Пушкин и Долли, вероятно, горячо спорили о «Бородинской годовщине». Спорили, но не поссорились – в салоне Фикельмон, как мы знаем, свобода мнений была традицией. Военные действия уже закончились – друзья-противники, скорее всего, вместе возмущались тем, что творилось в Польше. Пушкин ведь надеялся на великодушие победителей.
Великодушия проявлено не было. Началась царская расправа с поляками, которой поэт, конечно, никак не сочувствовал.
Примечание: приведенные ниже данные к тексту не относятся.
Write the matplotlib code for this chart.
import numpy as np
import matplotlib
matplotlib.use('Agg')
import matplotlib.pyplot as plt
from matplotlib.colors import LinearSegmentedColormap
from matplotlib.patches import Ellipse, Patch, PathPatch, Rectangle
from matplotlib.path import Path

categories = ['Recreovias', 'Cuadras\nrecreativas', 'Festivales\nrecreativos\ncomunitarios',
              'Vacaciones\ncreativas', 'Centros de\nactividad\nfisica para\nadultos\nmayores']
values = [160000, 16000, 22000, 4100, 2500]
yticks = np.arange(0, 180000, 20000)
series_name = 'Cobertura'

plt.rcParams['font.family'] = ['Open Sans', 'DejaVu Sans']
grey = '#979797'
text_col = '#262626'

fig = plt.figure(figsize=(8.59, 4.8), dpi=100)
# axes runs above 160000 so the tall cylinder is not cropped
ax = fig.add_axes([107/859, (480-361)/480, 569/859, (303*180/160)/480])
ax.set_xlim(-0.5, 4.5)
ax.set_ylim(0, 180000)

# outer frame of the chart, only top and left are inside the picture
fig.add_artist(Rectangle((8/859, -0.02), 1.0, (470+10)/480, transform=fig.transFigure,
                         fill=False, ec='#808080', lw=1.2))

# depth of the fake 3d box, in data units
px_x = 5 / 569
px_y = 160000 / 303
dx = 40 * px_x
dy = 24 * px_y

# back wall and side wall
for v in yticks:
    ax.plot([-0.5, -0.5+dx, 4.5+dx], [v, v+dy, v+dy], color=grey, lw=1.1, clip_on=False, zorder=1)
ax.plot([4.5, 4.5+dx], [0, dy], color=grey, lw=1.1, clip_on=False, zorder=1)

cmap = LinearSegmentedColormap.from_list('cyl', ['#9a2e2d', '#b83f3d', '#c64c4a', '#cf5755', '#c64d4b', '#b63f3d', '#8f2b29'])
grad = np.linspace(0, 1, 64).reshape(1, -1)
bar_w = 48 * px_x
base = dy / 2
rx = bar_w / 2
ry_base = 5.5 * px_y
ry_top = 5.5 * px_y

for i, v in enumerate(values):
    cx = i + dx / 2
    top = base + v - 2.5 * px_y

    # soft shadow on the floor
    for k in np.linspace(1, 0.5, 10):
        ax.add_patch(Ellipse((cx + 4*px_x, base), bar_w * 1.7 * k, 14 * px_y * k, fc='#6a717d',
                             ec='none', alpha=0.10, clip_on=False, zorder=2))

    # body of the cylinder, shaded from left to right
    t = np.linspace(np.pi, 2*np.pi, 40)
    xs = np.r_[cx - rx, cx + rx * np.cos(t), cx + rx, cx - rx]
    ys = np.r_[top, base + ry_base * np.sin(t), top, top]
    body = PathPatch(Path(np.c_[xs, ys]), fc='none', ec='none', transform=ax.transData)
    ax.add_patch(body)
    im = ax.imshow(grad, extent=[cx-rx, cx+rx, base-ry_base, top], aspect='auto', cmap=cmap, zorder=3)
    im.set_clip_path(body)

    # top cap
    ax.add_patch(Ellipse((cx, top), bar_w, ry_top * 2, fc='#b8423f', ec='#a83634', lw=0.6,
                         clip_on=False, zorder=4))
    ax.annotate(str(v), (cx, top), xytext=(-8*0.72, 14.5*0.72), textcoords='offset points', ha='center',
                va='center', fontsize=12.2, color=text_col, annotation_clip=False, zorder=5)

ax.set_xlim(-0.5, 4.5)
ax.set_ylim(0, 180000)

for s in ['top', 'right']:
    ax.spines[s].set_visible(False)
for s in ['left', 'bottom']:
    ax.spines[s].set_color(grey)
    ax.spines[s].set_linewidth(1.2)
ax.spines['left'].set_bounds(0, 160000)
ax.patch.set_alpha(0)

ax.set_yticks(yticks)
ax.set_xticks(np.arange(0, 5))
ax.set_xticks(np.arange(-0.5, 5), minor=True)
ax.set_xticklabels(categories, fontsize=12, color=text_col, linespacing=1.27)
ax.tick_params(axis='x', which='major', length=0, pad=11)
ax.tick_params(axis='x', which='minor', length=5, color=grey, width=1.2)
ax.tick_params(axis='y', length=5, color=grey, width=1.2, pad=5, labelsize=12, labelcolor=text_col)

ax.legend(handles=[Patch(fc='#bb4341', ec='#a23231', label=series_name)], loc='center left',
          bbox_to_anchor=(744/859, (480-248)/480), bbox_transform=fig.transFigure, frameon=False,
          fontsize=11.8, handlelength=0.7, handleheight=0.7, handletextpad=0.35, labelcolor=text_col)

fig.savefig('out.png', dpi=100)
Долли Фикельмон сразу нашла для Николая I в дневнике жестокие слова: «… я даже скажу здесь – мой независимый ум видит в нем деспота и, как такового, я его сурово осуждаю без всякого ослепления…» (28 сентября). Дальше, правда, следует ряд оговорок, но слово «деспот» произнесено, и оно осталось в недоступной для царских жандармов тетради.
Итак, в своем отношении к преследованиям поляков после окончания военных действий друзья-противники, несомненно, были заодно. Однако Пушкин и Дарья Федоровна Фикельмон, быть может, самая незаурядная женщина из всех его приятельниц, резко расходились в отношении к самой русско-польской войне.
Было бы, однако, крупной ошибкой понимать это расхождение слишком упрощенно. Пушкин горячо желал победы русских войск над вооруженными силами восставшей Польши, но врагом поляков он не был. В плане идеальном он вообще не был врагом какого бы то ни было народа. Дружил с великим польским поэтом Мицкевичем. В стихотворении «Он между нами жил…», написанном в 1834 году, когда Мицкевич, находясь в эмиграции, выпустил книгу стихотворений, часть которых содержала едкие нападки на Россию и русских, Пушкин с грустью вспоминает о вдохновенной петербургской импровизации Мицкевича, возвещавшего будущее братство народов:
Пушкин, несомненно, разделял мечты своего польского собрата, видя в них отдаленный, но все же осуществимый идеал. Не чужда была поэту, живо интересовавшемуся славянскими делами, и более конкретная мысль о возможности объединения всех славян. «Славянские ручьи сольются ль в русском море?»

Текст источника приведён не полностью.